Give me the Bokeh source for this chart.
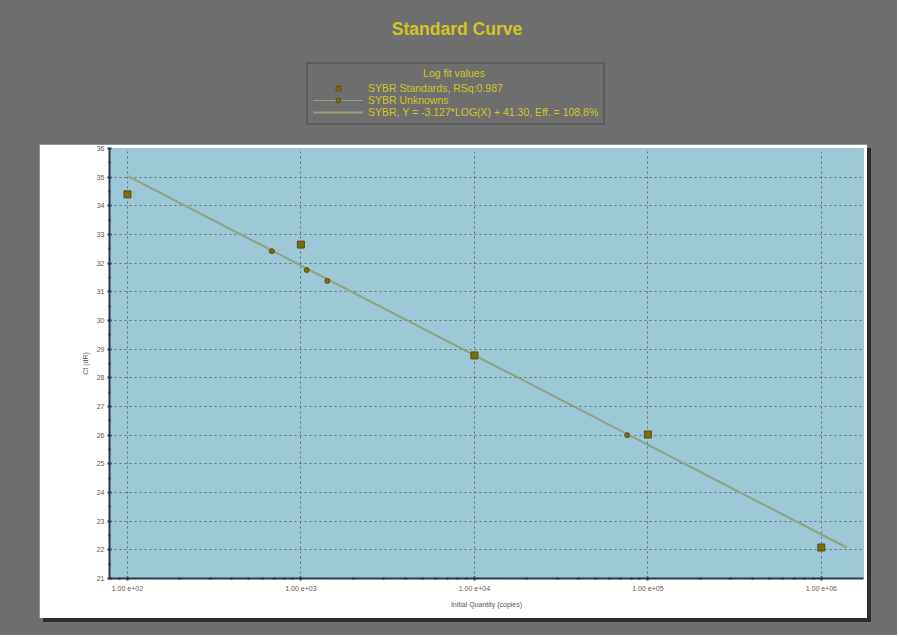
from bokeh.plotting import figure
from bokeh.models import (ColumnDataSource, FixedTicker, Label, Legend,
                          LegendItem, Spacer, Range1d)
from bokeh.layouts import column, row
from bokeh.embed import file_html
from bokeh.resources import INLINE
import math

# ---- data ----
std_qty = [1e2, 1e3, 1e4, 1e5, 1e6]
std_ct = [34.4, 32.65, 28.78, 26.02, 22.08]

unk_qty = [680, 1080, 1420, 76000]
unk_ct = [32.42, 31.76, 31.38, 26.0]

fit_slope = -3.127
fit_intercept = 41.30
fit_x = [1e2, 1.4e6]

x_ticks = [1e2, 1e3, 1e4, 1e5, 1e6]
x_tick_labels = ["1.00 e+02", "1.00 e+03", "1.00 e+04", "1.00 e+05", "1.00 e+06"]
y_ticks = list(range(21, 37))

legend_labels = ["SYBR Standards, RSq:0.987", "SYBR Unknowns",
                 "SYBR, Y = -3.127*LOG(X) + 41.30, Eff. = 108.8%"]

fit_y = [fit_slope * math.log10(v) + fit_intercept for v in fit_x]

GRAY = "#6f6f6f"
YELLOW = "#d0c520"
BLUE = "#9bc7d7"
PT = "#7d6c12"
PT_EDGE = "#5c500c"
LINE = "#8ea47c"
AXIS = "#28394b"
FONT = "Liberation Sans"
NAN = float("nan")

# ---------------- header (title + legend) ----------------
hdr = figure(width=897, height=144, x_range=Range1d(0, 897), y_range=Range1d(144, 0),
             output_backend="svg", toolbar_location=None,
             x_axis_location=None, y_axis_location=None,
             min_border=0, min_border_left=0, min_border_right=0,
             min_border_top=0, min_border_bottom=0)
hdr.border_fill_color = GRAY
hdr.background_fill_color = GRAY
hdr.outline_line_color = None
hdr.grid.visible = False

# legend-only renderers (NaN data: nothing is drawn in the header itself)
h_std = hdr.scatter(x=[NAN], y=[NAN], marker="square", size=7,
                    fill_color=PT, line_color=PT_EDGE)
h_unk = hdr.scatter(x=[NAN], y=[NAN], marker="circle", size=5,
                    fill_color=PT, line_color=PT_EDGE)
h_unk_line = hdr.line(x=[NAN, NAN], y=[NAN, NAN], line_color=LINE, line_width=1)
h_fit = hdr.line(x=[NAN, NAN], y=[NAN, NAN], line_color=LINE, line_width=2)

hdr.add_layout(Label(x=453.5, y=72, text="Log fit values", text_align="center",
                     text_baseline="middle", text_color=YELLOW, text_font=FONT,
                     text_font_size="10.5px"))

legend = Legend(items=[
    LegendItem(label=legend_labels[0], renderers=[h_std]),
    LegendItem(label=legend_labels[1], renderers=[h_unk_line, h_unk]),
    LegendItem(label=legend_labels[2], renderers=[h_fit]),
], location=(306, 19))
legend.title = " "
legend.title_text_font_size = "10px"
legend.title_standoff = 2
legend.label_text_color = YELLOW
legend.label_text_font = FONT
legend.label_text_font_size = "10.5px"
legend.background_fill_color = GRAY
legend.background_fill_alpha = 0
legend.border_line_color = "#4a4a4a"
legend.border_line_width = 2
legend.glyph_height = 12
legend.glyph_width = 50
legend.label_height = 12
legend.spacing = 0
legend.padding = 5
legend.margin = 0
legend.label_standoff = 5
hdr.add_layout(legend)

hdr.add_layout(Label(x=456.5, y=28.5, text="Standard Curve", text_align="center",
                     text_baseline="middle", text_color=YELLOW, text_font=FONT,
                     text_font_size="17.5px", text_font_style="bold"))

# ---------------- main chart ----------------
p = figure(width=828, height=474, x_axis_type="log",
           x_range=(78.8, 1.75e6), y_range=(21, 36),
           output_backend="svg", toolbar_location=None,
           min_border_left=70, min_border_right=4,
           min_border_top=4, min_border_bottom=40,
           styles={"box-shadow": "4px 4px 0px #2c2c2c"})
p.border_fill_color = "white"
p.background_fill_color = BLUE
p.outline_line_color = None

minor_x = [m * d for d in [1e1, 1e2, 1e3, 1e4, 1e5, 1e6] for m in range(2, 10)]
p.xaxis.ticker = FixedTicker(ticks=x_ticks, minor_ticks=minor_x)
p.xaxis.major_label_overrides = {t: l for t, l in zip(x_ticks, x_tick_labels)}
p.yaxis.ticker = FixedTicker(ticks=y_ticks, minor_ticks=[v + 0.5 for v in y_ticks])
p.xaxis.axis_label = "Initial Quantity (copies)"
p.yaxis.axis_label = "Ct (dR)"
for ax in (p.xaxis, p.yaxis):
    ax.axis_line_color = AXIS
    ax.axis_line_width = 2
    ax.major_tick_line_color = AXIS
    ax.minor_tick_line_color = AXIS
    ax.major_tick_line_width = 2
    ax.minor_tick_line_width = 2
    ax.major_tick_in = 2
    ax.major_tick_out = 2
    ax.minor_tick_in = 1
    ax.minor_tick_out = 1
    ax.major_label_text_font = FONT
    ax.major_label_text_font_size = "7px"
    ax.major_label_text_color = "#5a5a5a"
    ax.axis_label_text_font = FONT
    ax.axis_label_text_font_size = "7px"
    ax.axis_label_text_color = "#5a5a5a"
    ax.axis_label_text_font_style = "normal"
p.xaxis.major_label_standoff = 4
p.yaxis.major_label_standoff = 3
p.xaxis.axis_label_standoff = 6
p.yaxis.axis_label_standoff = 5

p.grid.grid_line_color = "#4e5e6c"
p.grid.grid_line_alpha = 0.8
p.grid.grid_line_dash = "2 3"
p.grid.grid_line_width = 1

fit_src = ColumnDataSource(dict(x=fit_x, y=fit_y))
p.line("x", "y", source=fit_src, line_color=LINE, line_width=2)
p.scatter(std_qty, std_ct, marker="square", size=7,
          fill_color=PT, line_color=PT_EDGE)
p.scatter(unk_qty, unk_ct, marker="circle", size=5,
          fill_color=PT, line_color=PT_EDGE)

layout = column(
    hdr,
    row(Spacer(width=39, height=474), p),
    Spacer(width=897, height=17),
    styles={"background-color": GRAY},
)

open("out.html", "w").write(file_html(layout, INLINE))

Do this:
From the listing above, collect every line that mentions the word "chart".

Exercise answer:
Give me the Bokeh source for this chart.
# ---------------- main chart ----------------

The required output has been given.